Written instruction =
Leave out every picture, then transcribe the rest of the listing exactly.

------ Supplied material ------

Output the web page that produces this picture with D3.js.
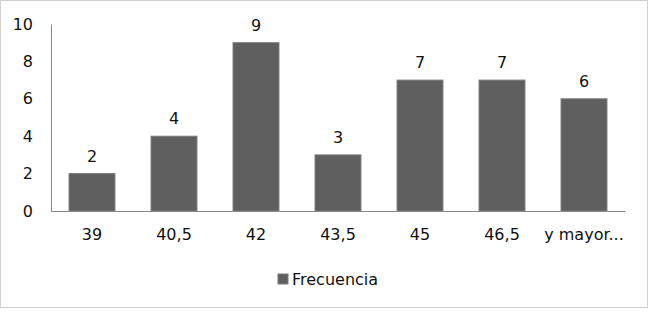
<!DOCTYPE html>
<html>
<head>
<meta charset="utf-8">
<script src="https://cdn.jsdelivr.net/npm/d3@7"></script>
<style>
  body { margin: 0; background: #fff; }
  text { font-family: "DejaVu Sans", Verdana, sans-serif; font-size: 16px; fill: #111; }
</style>
</head>
<body>
<svg id="chart" width="650" height="313"></svg>
<script>
/* ===== DATA ===== */
const categories = ["39", "40,5", "42", "43,5", "45", "46,5", "y mayor..."];
const frecuencia = [2, 4, 9, 3, 7, 7, 6];
const yTicks = [0, 2, 4, 6, 8, 10];
const seriesName = "Frecuencia";

/* ===== SETUP ===== */
const svg = d3.select("#chart");
const margin = { left: 51, right: 25, top: 24, bottom: 102 };
const width = 650, height = 313;

// outer frame
svg.append("rect")
  .attr("x", 0.5).attr("y", 0.5)
  .attr("width", 647).attr("height", 307)
  .attr("fill", "#fff")
  .attr("stroke", "#d0d0d0");

const x = d3.scaleBand()
  .domain(categories)
  .range([margin.left, width - margin.right])
  .paddingInner(0.44)
  .paddingOuter(0.22);

const y = d3.scaleLinear()
  .domain([0, 10])
  .range([height - margin.bottom, margin.top]);

/* ===== BARS ===== */
svg.append("g")
  .selectAll("rect")
  .data(frecuencia)
  .join("rect")
  .attr("x", (d, i) => x(categories[i]))
  .attr("y", (d) => y(d))
  .attr("width", x.bandwidth())
  .attr("height", (d) => y(0) - y(d))
  .attr("fill", "#5f5f5f")
  .attr("stroke", "#7a7a7a")
  .attr("stroke-width", 1);

// value labels
svg.append("g")
  .selectAll("text")
  .data(frecuencia)
  .join("text")
  .attr("x", (d, i) => x(categories[i]) + x.bandwidth() / 2)
  .attr("y", (d) => y(d) - 12)
  .attr("text-anchor", "middle")
  .text((d) => d);

/* ===== AXES ===== */
const yAxis = svg.append("g")
  .attr("transform", `translate(${margin.left},0)`)
  .call(d3.axisLeft(y).tickValues(yTicks).tickSize(0).tickPadding(18));
yAxis.select(".domain").attr("stroke", "#888");
yAxis.selectAll("text")
  .style("font-family", "DejaVu Sans, Verdana, sans-serif")
  .style("font-size", "16px")
  .attr("fill", "#111");

const xAxis = svg.append("g")
  .attr("transform", `translate(0,${y(0)})`)
  .call(d3.axisBottom(x).tickSize(0).tickPadding(18));
xAxis.select(".domain").attr("stroke", "#888");
xAxis.selectAll("text")
  .style("font-family", "DejaVu Sans, Verdana, sans-serif")
  .style("font-size", "16px")
  .attr("fill", "#111");

/* ===== LEGEND ===== */
const legend = svg.append("g").attr("transform", "translate(278,274)");
legend.append("rect")
  .attr("width", 10).attr("height", 10)
  .attr("fill", "#5f5f5f")
  .attr("stroke", "#7a7a7a");
legend.append("text")
  .attr("x", 14).attr("y", 11)
  .text(seriesName);
</script>
</body>
</html>
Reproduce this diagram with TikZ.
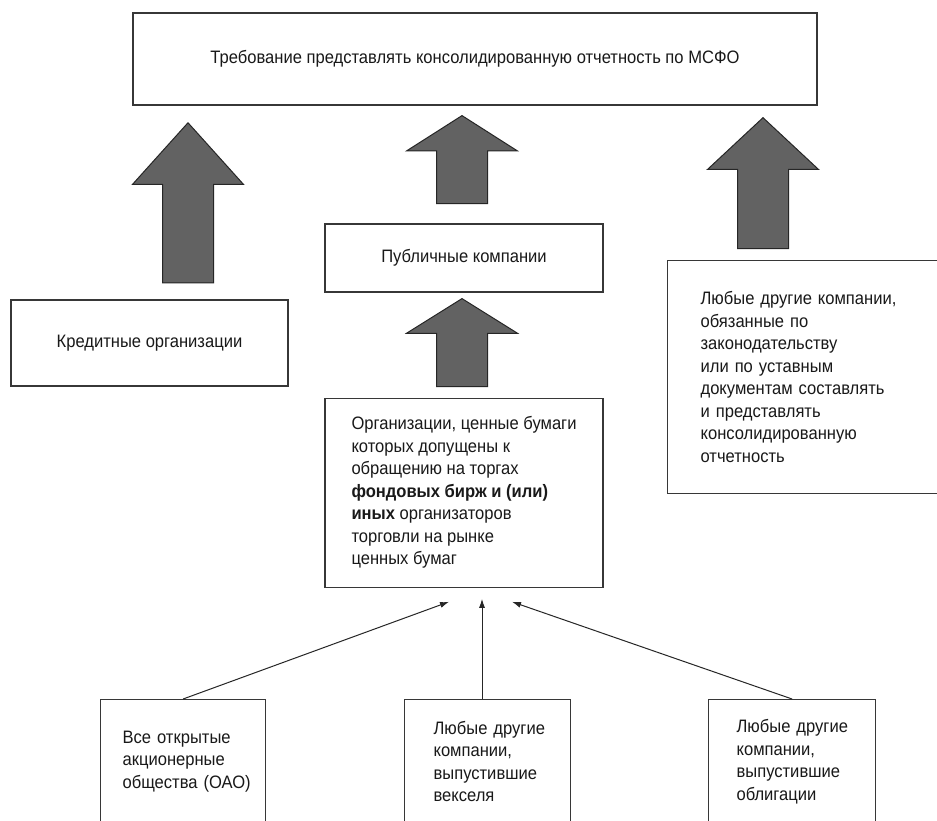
\documentclass[tikz,border=0pt]{standalone}
\usepackage{fontspec}
\setmainfont{Liberation Sans}[FakeStretch=0.92]
\usepackage{tikz}
\usetikzlibrary{shapes.arrows,arrows.meta,positioning,calc}
\definecolor{boxline}{RGB}{55, 55, 55}
\definecolor{arrowfill}{RGB}{98, 98, 98}
\tikzstyle{blk} = [rectangle, draw=boxline, line width=1.2pt, fill=white, text=black!90, font=\fontsize{18}{22.5}\selectfont, inner sep=0pt]
\tikzstyle{blkl} = [blk, align=left, anchor=north west]
\tikzstyle{bigarrow} = [single arrow, draw=black!85, fill=arrowfill, line width=1pt, rotate=90, anchor=tip, minimum width=110pt, single arrow head extend=30pt, inner xsep=0pt, inner ysep=25pt]
\tikzstyle{tedge}  = [draw, line width=1pt, color=black!85, >={Latex[length=9pt, width=6pt]}, ->]

\begin{document}
\begin{tikzpicture}[x=1pt, y=-1pt]

\fill[white] (0,0) rectangle (937,820);
\useasboundingbox (0,0) rectangle (937,820);

% boxes =============================

% top
\node[blk, minimum width=684pt, minimum height=92pt] (msfo) at (475,59) {Требование представлять консолидированную отчетность по МСФО};

% middle row
\node[blk, minimum width=277pt, minimum height=86pt] (kred) at (149.5,343) {Кредитные организации};
\node[blk, minimum width=278pt, minimum height=68pt] (pub) at (464,258) {Публичные компании};
\node[blkl, minimum width=278pt, minimum height=189pt, anchor=north, below=105pt of pub] (org) {Организации, ценные бумаги\\
которых допущены к\\
обращению на торгах\\
\textbf{фондовых бирж и (или)}\\
\textbf{иных} организаторов\\
торговли на рынке\\
ценных бумаг};
\node[blkl, inner xsep=33pt, text width=212pt, minimum height=233pt] (other) at (667,260) {Любые другие компании,\\
обязанные по\\
законодательству\\
или по уставным\\
документам составлять\\
и представлять\\
консолидированную\\
отчетность};

% bottom row
\node[blkl, inner xsep=22pt, text width=121pt, minimum height=124pt] (oao) at (100,699) {Все~открытые\\
акционерные\\
общества~(ОАО)};
\node[blkl, inner xsep=29pt, text width=108pt, minimum height=124pt] (veks) at (404,699) {Любые~другие\\
компании,\\
выпустившие\\
векселя};
\node[blkl, inner xsep=28pt, text width=111pt, minimum height=124pt] (obl) at (708,699) {Любые~другие\\
компании,\\
выпустившие\\
облигации};

% block arrows =============================
\node[bigarrow, minimum height=160pt, single arrow tip angle=84] (up1) at (188,122) {};
\node[bigarrow, minimum height=88pt, single arrow tip angle=115] (up2) at (462,115) {};
\node[bigarrow, minimum height=131pt, single arrow tip angle=94] (up3) at (763,117) {};
\node[bigarrow, minimum height=88pt, single arrow tip angle=116] (up4) at (462,298) {};

%edges
\coordinate (in1) at ($(org.south)+(-15,14)$);
\coordinate (in2) at ($(org.south)+(18,11)$);
\coordinate (in3) at ($(org.south)+(48,14)$);

\path[tedge] (oao.north) -- (in1);
\path[tedge] (in2 |- veks.north) -- (in2);
\path[tedge] (obl.north) -- (in3);

\end{tikzpicture}
\end{document}
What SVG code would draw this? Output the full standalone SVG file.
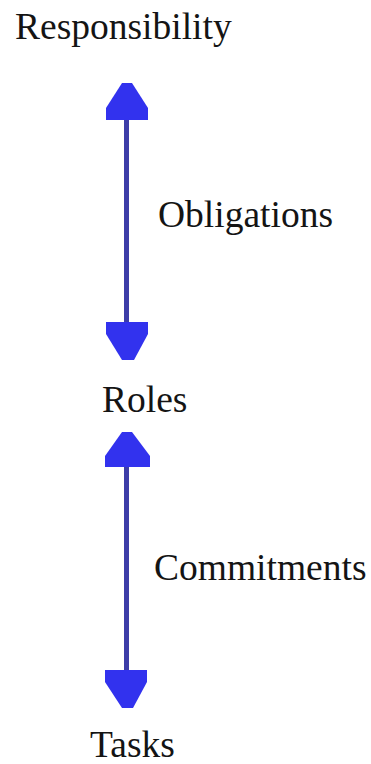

------

Exercise answer =
Output the web page that produces this picture with D3.js.
<!DOCTYPE html>
<html>
<head>
<meta charset="utf-8">
<script src="https://cdn.jsdelivr.net/npm/d3@7"></script>
<style>
  body { margin: 0; background: #fff; }
  text { font-family: "DejaVu Sans", Verdana, sans-serif; font-size: 16px; fill: #111; }
</style>
</head>
<body>
<svg id="chart" width="650" height="313"></svg>
<script>
/* ===== DATA ===== */
const categories = ["39", "40,5", "42", "43,5", "45", "46,5", "y mayor..."];
const frecuencia = [2, 4, 9, 3, 7, 7, 6];
const yTicks = [0, 2, 4, 6, 8, 10];
const seriesName = "Frecuencia";

/* ===== SETUP ===== */
const svg = d3.select("#chart");
const margin = { left: 51, right: 25, top: 24, bottom: 102 };
const width = 650, height = 313;

// outer frame
svg.append("rect")
  .attr("x", 0.5).attr("y", 0.5)
  .attr("width", 647).attr("height", 307)
  .attr("fill", "#fff")
  .attr("stroke", "#d0d0d0");

const x = d3.scaleBand()
  .domain(categories)
  .range([margin.left, width - margin.right])
  .paddingInner(0.44)
  .paddingOuter(0.22);

const y = d3.scaleLinear()
  .domain([0, 10])
  .range([height - margin.bottom, margin.top]);

/* ===== BARS ===== */
svg.append("g")
  .selectAll("rect")
  .data(frecuencia)
  .join("rect")
  .attr("x", (d, i) => x(categories[i]))
  .attr("y", (d) => y(d))
  .attr("width", x.bandwidth())
  .attr("height", (d) => y(0) - y(d))
  .attr("fill", "#5f5f5f")
  .attr("stroke", "#7a7a7a")
  .attr("stroke-width", 1);

// value labels
svg.append("g")
  .selectAll("text")
  .data(frecuencia)
  .join("text")
  .attr("x", (d, i) => x(categories[i]) + x.bandwidth() / 2)
  .attr("y", (d) => y(d) - 12)
  .attr("text-anchor", "middle")
  .text((d) => d);

/* ===== AXES ===== */
const yAxis = svg.append("g")
  .attr("transform", `translate(${margin.left},0)`)
  .call(d3.axisLeft(y).tickValues(yTicks).tickSize(0).tickPadding(18));
yAxis.select(".domain").attr("stroke", "#888");
yAxis.selectAll("text")
  .style("font-family", "DejaVu Sans, Verdana, sans-serif")
  .style("font-size", "16px")
  .attr("fill", "#111");

const xAxis = svg.append("g")
  .attr("transform", `translate(0,${y(0)})`)
  .call(d3.axisBottom(x).tickSize(0).tickPadding(18));
xAxis.select(".domain").attr("stroke", "#888");
xAxis.selectAll("text")
  .style("font-family", "DejaVu Sans, Verdana, sans-serif")
  .style("font-size", "16px")
  .attr("fill", "#111");

/* ===== LEGEND ===== */
const legend = svg.append("g").attr("transform", "translate(278,274)");
legend.append("rect")
  .attr("width", 10).attr("height", 10)
  .attr("fill", "#5f5f5f")
  .attr("stroke", "#7a7a7a");
legend.append("text")
  .attr("x", 14).attr("y", 11)
  .text(seriesName);
</script>
</body>
</html>
Reproduce this diagram with TikZ.
\documentclass[tikz,border=0pt]{standalone}
\usepackage{fontspec}
\setmainfont{Liberation Sans}[FakeStretch=0.92]
\usepackage{tikz}
\usetikzlibrary{shapes.arrows,arrows.meta,positioning,calc}
\definecolor{boxline}{RGB}{55, 55, 55}
\definecolor{arrowfill}{RGB}{98, 98, 98}
\tikzstyle{blk} = [rectangle, draw=boxline, line width=1.2pt, fill=white, text=black!90, font=\fontsize{18}{22.5}\selectfont, inner sep=0pt]
\tikzstyle{blkl} = [blk, align=left, anchor=north west]
\tikzstyle{bigarrow} = [single arrow, draw=black!85, fill=arrowfill, line width=1pt, rotate=90, anchor=tip, minimum width=110pt, single arrow head extend=30pt, inner xsep=0pt, inner ysep=25pt]
\tikzstyle{tedge}  = [draw, line width=1pt, color=black!85, >={Latex[length=9pt, width=6pt]}, ->]

\begin{document}
\begin{tikzpicture}[x=1pt, y=-1pt]

\fill[white] (0,0) rectangle (937,820);
\useasboundingbox (0,0) rectangle (937,820);

% boxes =============================

% top
\node[blk, minimum width=684pt, minimum height=92pt] (msfo) at (475,59) {Требование представлять консолидированную отчетность по МСФО};

% middle row
\node[blk, minimum width=277pt, minimum height=86pt] (kred) at (149.5,343) {Кредитные организации};
\node[blk, minimum width=278pt, minimum height=68pt] (pub) at (464,258) {Публичные компании};
\node[blkl, minimum width=278pt, minimum height=189pt, anchor=north, below=105pt of pub] (org) {Организации, ценные бумаги\\
которых допущены к\\
обращению на торгах\\
\textbf{фондовых бирж и (или)}\\
\textbf{иных} организаторов\\
торговли на рынке\\
ценных бумаг};
\node[blkl, inner xsep=33pt, text width=212pt, minimum height=233pt] (other) at (667,260) {Любые другие компании,\\
обязанные по\\
законодательству\\
или по уставным\\
документам составлять\\
и представлять\\
консолидированную\\
отчетность};

% bottom row
\node[blkl, inner xsep=22pt, text width=121pt, minimum height=124pt] (oao) at (100,699) {Все~открытые\\
акционерные\\
общества~(ОАО)};
\node[blkl, inner xsep=29pt, text width=108pt, minimum height=124pt] (veks) at (404,699) {Любые~другие\\
компании,\\
выпустившие\\
векселя};
\node[blkl, inner xsep=28pt, text width=111pt, minimum height=124pt] (obl) at (708,699) {Любые~другие\\
компании,\\
выпустившие\\
облигации};

% block arrows =============================
\node[bigarrow, minimum height=160pt, single arrow tip angle=84] (up1) at (188,122) {};
\node[bigarrow, minimum height=88pt, single arrow tip angle=115] (up2) at (462,115) {};
\node[bigarrow, minimum height=131pt, single arrow tip angle=94] (up3) at (763,117) {};
\node[bigarrow, minimum height=88pt, single arrow tip angle=116] (up4) at (462,298) {};

%edges
\coordinate (in1) at ($(org.south)+(-15,14)$);
\coordinate (in2) at ($(org.south)+(18,11)$);
\coordinate (in3) at ($(org.south)+(48,14)$);

\path[tedge] (oao.north) -- (in1);
\path[tedge] (in2 |- veks.north) -- (in2);
\path[tedge] (obl.north) -- (in3);

\end{tikzpicture}
\end{document}
What SVG code would draw this? Output the full standalone SVG file.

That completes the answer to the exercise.